Institute for Research in Immunology and Cancer (IRIC),
Univ. Montreal, Canada
时间：2017年4月21日，13:00 - 14:30
Numerous DNA lesions that occur spontaneously and DNA lesions caused by environmental carcinogens or cancer chemotherapeutic agents interfere with the completion of DNA replication. The links between the repair of DNA lesions that impair replication and chromatin structure are poorly understood. For many years, our laboratory has been studying a fascinating feature of the "chromosome cycle". During DNA replication, newly synthesized histones are rapidly deposited onto nascent DNA to restore chromatin structure. In the budding yeast Saccharomyces cerevisiae, we showed that essentially all the new histone H3 molecules deposited throughout the genome are acetylated at lysine 56 (H3-K56). In the absence of persistent DNA lesions, H3-K56 is deacetylated from the entire genome during G2/M phase of the cell cycle. Thus, genome-wide cycles of H3-K56 acetylation and deacetylation create transient waves of histone acetylation that sweep throughout the genome during each passage through the cell cycle. Mutant cells that cannot acetylate or deacetylate H3-K56 exhibit persistent spontaneous DNA lesions and are exquisitely sensitive to chemicals that damage DNA during replication. We present several lines of evidence suggesting that the acute sensitivity to DNA damage of mutants in which the H3-K56 acetylation cycle is perturbed stems from mitotic segregation of incompletely duplicated DNA.

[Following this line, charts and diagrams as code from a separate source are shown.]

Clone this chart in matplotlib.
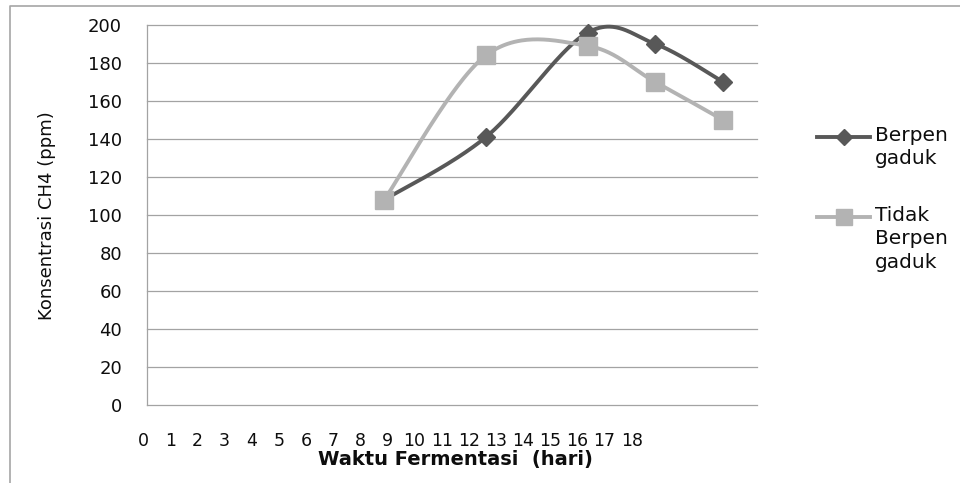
import numpy as np
import matplotlib
matplotlib.use("Agg")
import matplotlib.pyplot as plt
from matplotlib.lines import Line2D

# --- data -------------------------------------------------------------
days = [7, 10, 13, 15, 17]
berpengaduk = [108, 141, 196, 190, 170]
tidak_berpengaduk = [108, 184, 189, 170, 150]
series_labels = ["Berpen\ngaduk", "Tidak\nBerpen\ngaduk"]
x_tick_labels = [str(i) for i in range(19)]
y_ticks = list(range(0, 201, 20))

W, H = 960, 483
DARK = "#585858"
LIGHT = "#b3b3b3"
GRID = "#a3a3a3"
FONT = "DejaVu Sans"
TXT = "#0d0d0d"


def smooth(xs, ys, n=60):
    """Bezier smoothing with Catmull-Rom style control points (tension 1/6)."""
    p = np.column_stack([xs, ys]).astype(float)
    ext = np.vstack([p[0], p, p[-1]])
    out = []
    t = np.linspace(0, 1, n)[:, None]
    for i in range(len(p) - 1):
        p0, p1 = ext[i + 1], ext[i + 2]
        c1 = p0 + (ext[i + 2] - ext[i]) / 6.0
        c2 = p1 - (ext[i + 3] - ext[i + 1]) / 6.0
        seg = ((1 - t) ** 3) * p0 + 3 * ((1 - t) ** 2) * t * c1 \
            + 3 * (1 - t) * t ** 2 * c2 + t ** 3 * p1
        out.append(seg if i == 0 else seg[1:])
    pts = np.vstack(out)
    return pts[:, 0], pts[:, 1]


fig = plt.figure(figsize=(W / 100, H / 100), dpi=100)
fig.patch.set_facecolor("white")

def fx(px):
    return px / W

def fy(py):
    return 1 - py / H

ax = fig.add_axes([fx(147), fy(405), fx(757) - fx(147), fy(25) - fy(405)])
ax.set_xlim(0, 18)
ax.set_ylim(0, 200)

for s in ("top", "right", "bottom"):
    ax.spines[s].set_visible(False)
ax.spines["left"].set_color(GRID)
ax.spines["left"].set_linewidth(0.9)

ax.set_yticks(y_ticks)
ax.set_yticklabels([str(v) for v in y_ticks], fontsize=13, family=FONT, color=TXT)
ax.tick_params(axis="y", length=0, pad=18)
ax.set_xticks([])
ax.yaxis.grid(True, color=GRID, linewidth=0.9)
for gl in ax.get_ygridlines():
    gl.set_clip_on(False)
ax.set_axisbelow(True)

# series: smoothed lines with markers
for ys, color, marker, ms in ((berpengaduk, DARK, "D", 9), (tidak_berpengaduk, LIGHT, "s", 13)):
    sx, sy = smooth(days, ys)
    ax.plot(sx, sy, color=color, linewidth=2.8, solid_capstyle="round", clip_on=False, zorder=3)
    ax.plot(days, ys, linestyle="none", marker=marker, markersize=ms,
            markerfacecolor=color, markeredgecolor=color, clip_on=False, zorder=4)

# x tick labels row
for i, lab in enumerate(x_tick_labels):
    fig.text(fx(143 + 27.15 * i), fy(441.5), lab, ha="center", va="center",
             fontsize=12.5, family=FONT, color=TXT)

# axis titles
fig.text(fx(455), fy(459), "Waktu Fermentasi  (hari)", ha="center", va="center",
         fontsize=14, fontweight="bold", family=FONT, color=TXT)
fig.text(fx(47), fy(216), "Konsentrasi CH4 (ppm)", ha="center", va="center",
         rotation=90, fontsize=13, family=FONT, color=TXT)

# legend
legend_rows = [(137, DARK, "D", 8, series_labels[0]), (217, LIGHT, "s", 12, series_labels[1])]
for ypx, color, marker, ms, lab in legend_rows:
    fig.add_artist(Line2D([fx(817), fx(870)], [fy(ypx), fy(ypx)], transform=fig.transFigure,
                          color=color, linewidth=2.8))
    fig.add_artist(Line2D([fx(843.5)], [fy(ypx)], transform=fig.transFigure, linestyle="none",
                          marker=marker, markersize=ms, markerfacecolor=color,
                          markeredgecolor=color))
    fig.text(fx(875), fy(ypx - 11), lab, ha="left", va="top", fontsize=14.5,
             family=FONT, color=TXT, linespacing=1.3)

# outer chart border (top and left edges visible)
fig.add_artist(Line2D([fx(10), fx(10), fx(960)], [fy(483), fy(6), fy(6)],
                      transform=fig.transFigure, color="#a6a6a6", linewidth=1.2))

fig.savefig("out.png", dpi=100, facecolor="white")
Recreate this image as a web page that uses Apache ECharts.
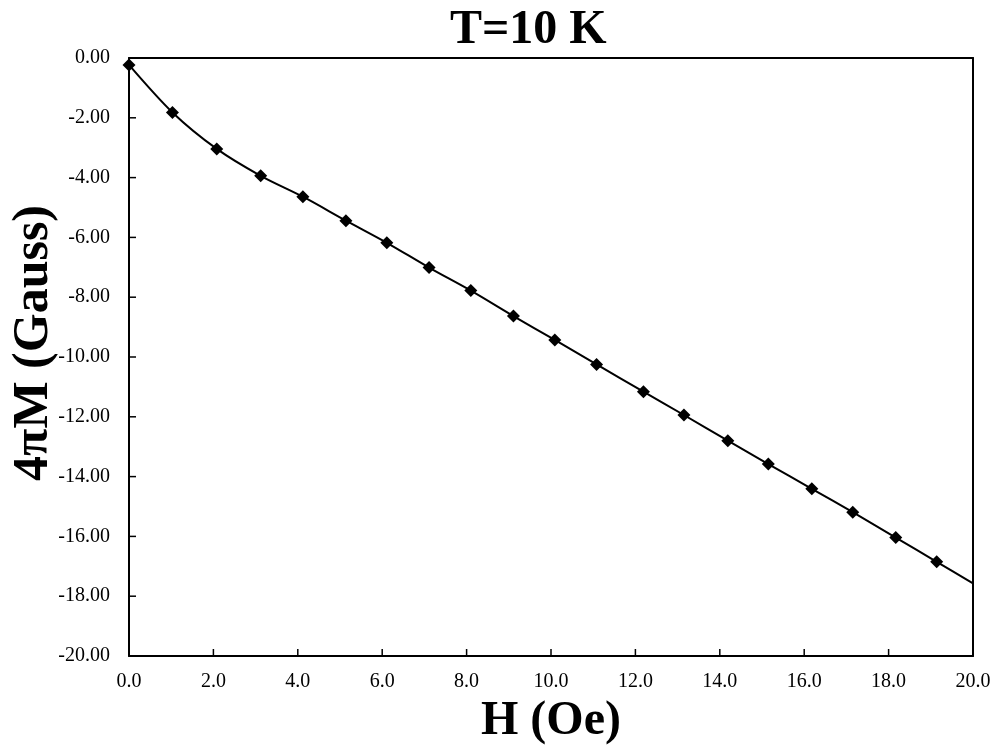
<!DOCTYPE html>
<html>
<head>
<meta charset="utf-8">
<title>T=10 K</title>
<script src="https://cdn.jsdelivr.net/npm/echarts@6/dist/echarts.min.js"></script>
<style>
  html, body { margin: 0; padding: 0; background: #fff; }
  #chart { width: 995px; height: 745px; }
</style>
</head>
<body>
<div id="chart"></div>
<script>
// H (Oe) and 4piM (Gauss)
const fieldH = [0, 1.03, 2.08, 3.12, 4.12, 5.14, 6.11, 7.11, 8.10, 9.11,
  10.09, 11.08, 12.19, 13.15, 14.19, 15.15, 16.18, 17.15, 18.17, 19.14];
const moment = [-0.23, -1.82, -3.04, -3.94, -4.64, -5.44, -6.18, -7.01, -7.78, -8.63,
  -9.43, -10.25, -11.16, -11.94, -12.80, -13.58, -14.41, -15.19, -16.04, -16.85];
// the curve runs on to the right edge
const lineEndH = 20;
const lineEndM = -17.57;

// tick positions
const xTicks = [2, 4, 6, 8, 10, 12, 14, 16, 18];
const yTicks = [-18, -16, -14, -12, -10, -8, -6, -4, -2];

const pts = fieldH.map((h, i) => [h, moment[i]]);
const curve = pts.concat([[lineEndH, lineEndM]]);

// ticks drawn as a custom series: [x, y, kind] kind 0 = bottom, 1 = left
const tickData = xTicks.map(v => [v, -20, 0]).concat(yTicks.map(v => [0, v, 1]));

const serif = 'Liberation Serif, Times New Roman, serif';
const frameLine = { show: true, onZero: false, lineStyle: { color: '#000', width: 2 } };
const TICK_LEN = 7;

const chart = echarts.init(document.getElementById('chart'));
const option = {
  animation: false,
  backgroundColor: '#fff',
  title: {
    text: 'T=10 K',
    left: 445,
    top: 2,
    textStyle: { fontFamily: serif, fontSize: 48, fontWeight: 'bold', color: '#000' }
  },
  grid: {
    left: 129, right: 22, top: 58, bottom: 89,
    containLabel: false,
    outerBoundsMode: 'none',
    show: false
  },
  xAxis: [
    {
      type: 'value',
      position: 'bottom',
      min: 0, max: 20, interval: 2,
      name: 'H (Oe)',
      nameLocation: 'middle',
      nameGap: 42,
      nameMoveOverlap: false,
      nameTextStyle: { fontFamily: serif, fontSize: 48, fontWeight: 'bold', color: '#000' },
      axisLine: frameLine,
      axisTick: { show: false },
      axisLabel: {
        margin: 16, fontFamily: serif, fontSize: 20, color: '#000',
        formatter: v => v.toFixed(1)
      },
      splitLine: { show: false }
    },
    {
      // top edge of the frame
      type: 'value',
      position: 'top',
      min: 0, max: 20,
      axisLine: frameLine,
      axisTick: { show: false },
      axisLabel: { show: false },
      splitLine: { show: false }
    }
  ],
  yAxis: [
    {
      type: 'value',
      position: 'left',
      min: -20, max: 0, interval: 2,
      name: '4πM (Gauss)',
      nameLocation: 'middle',
      nameGap: 70,
      nameMoveOverlap: false,
      nameTextStyle: {
        fontFamily: serif, fontSize: 50, fontWeight: 'bold', color: '#000',
        padding: [0, 0, 0, 28]
      },
      axisLine: frameLine,
      axisTick: { show: false },
      axisLabel: {
        margin: 19, fontFamily: serif, fontSize: 20, color: '#000',
        formatter: v => v.toFixed(2)
      },
      splitLine: { show: false }
    },
    {
      // right edge of the frame
      type: 'value',
      position: 'right',
      min: -20, max: 0,
      axisLine: frameLine,
      axisTick: { show: false },
      axisLabel: { show: false },
      splitLine: { show: false }
    }
  ],
  series: [
    {
      // inward tick marks on the left and bottom axes
      type: 'custom',
      clip: false,
      silent: true,
      data: tickData,
      renderItem: (params, api) => {
        const p = api.coord([api.value(0), api.value(1)]);
        const isBottom = api.value(2) === 0;
        return {
          type: 'line',
          shape: isBottom
            ? { x1: p[0], y1: p[1], x2: p[0], y2: p[1] - TICK_LEN }
            : { x1: p[0], y1: p[1], x2: p[0] + TICK_LEN, y2: p[1] },
          style: { stroke: '#000', lineWidth: 1.5 }
        };
      },
      z: 4
    },
    {
      type: 'line',
      data: curve,
      smooth: 0.3,
      showSymbol: false,
      lineStyle: { color: '#000', width: 2 },
      z: 2
    },
    {
      type: 'scatter',
      data: pts,
      symbol: 'diamond',
      symbolSize: 13,
      itemStyle: { color: '#000', opacity: 1 },
      z: 3
    }
  ]
};
chart.setOption(option);
</script>
</body>
</html>
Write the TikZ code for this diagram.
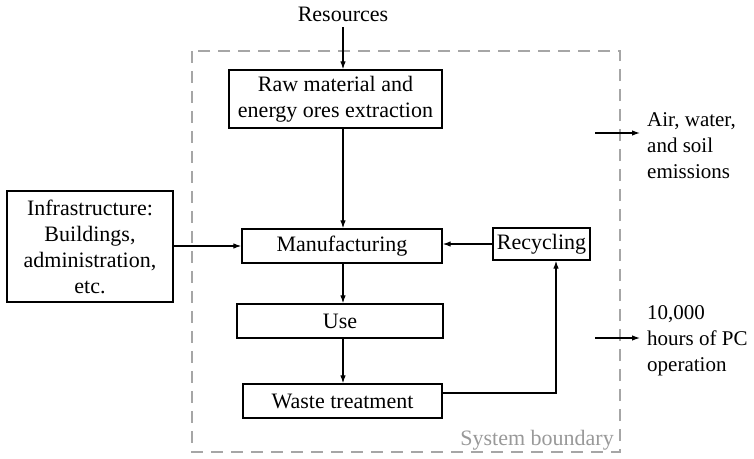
\documentclass[tikz,border=0pt]{standalone}
\usepackage{fontspec}
\setmainfont{Liberation Serif}
\usetikzlibrary{arrows.meta}

\begin{document}
\begin{tikzpicture}[x=1pt,y=-1pt,
  every node/.style={font=\fontsize{22}{26}\selectfont},
  box/.style={draw,line width=1.3pt,align=center,inner sep=0pt},
  flow/.style={line width=1.2pt,-{Latex[length=8pt,width=5.5pt]}},
  boundary/.style={draw=gray!70,line width=2.8pt,dash pattern=on 12pt off 8pt},
  plain/.style={align=left,inner sep=0pt,font=\fontsize{21}{26}\selectfont}]
  \useasboundingbox (0,0) rectangle (754,458);
  % System boundary
  \draw[boundary] (192,51) rectangle (620,452);
  \node[anchor=base east,inner sep=0pt,text=gray!80] (sysb) at (614,445) {System boundary};
  % Boxes
  \node[anchor=base,inner sep=0pt] (res) at (343,21) {Resources};
  \node[box,minimum width=213pt,minimum height=58pt] (raw) at (335.5,99)
    {Raw material and\\energy ores extraction};
  \node[box,minimum width=200pt,minimum height=34pt] (mfg) at (342,246) {Manufacturing};
  \node[box,minimum width=97pt,minimum height=32pt] (rec) at (541.5,244) {Recycling};
  \node[box,minimum width=206pt,minimum height=34pt] (use) at (340,321) {Use};
  \node[box,minimum width=199pt,minimum height=34pt] (waste) at (342.5,401) {Waste treatment};
  \node[box,minimum width=166pt,minimum height=111pt] (infra) at (90,246.5)
    {Infrastructure:\\Buildings,\\administration,\\etc.};
  % Outputs
  \node[plain,anchor=north west] (air) at (647,112) {Air, water,\\and soil\\emissions};
  \node[plain,anchor=north west] (pc) at (647,305) {10,000\\hours of PC\\operation};
  \coordinate (airin) at (595,133);
  \coordinate (pcin) at (595,338);
  % Arrows
  \draw[flow] ([yshift=-6pt]res.base) -- (res.base |- raw.north);
  \draw[flow] (raw.south -| res.base) -- (mfg.north -| res.base);
  \draw[flow] (mfg.south -| res.base) -- (use.north -| res.base);
  \draw[flow] (use.south -| res.base) -- (waste.north -| res.base);
  \draw[flow] (infra.east |- mfg.west) -- (mfg.west);
  \draw[flow] (rec.west) -- (rec.west -| mfg.east);
  \draw[flow] ([yshift=8pt]waste.east) -| ([xshift=14.5pt]rec.south);
  \draw[flow] (airin) -- ++(45,0);
  \draw[flow] (pcin) -- ++(45,0);
\end{tikzpicture}
\end{document}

After completing his Ph.D. at the University of Cambridge, Professor Alain Verreault conducted postdoctoral research at Cold Spring Harbor Laboratory. In 1999, he established his own laboratory at the Imperial Cancer Research Fund Clare Hall Laboratories (now known as Cancer Research UK). At the end of 2005, his laboratory moved to the Institute for Research in Immunology and Cancer (IRIC, Univ. Montreal, Canada: www.iric.ca/en/). At the University of Montreal, he is Professor in the Department of Pathology and Cell Biology and holds a Canada Research Chair in Nucleosome Assembly and Genome Integrity. Throughout his career, Professor Verreault has been interested in the enzymes and molecular mechanisms involved in the first step of chromosome biogenesis, namely the assembly of nucleosomes onto nascent DNA during replication. Among other findings, his laboratory has uncovered unexpected links between nucleosome assembly and the ability of cells to survive DNA damage caused by environmental carcinogens or cancer chemotherapeutic agents.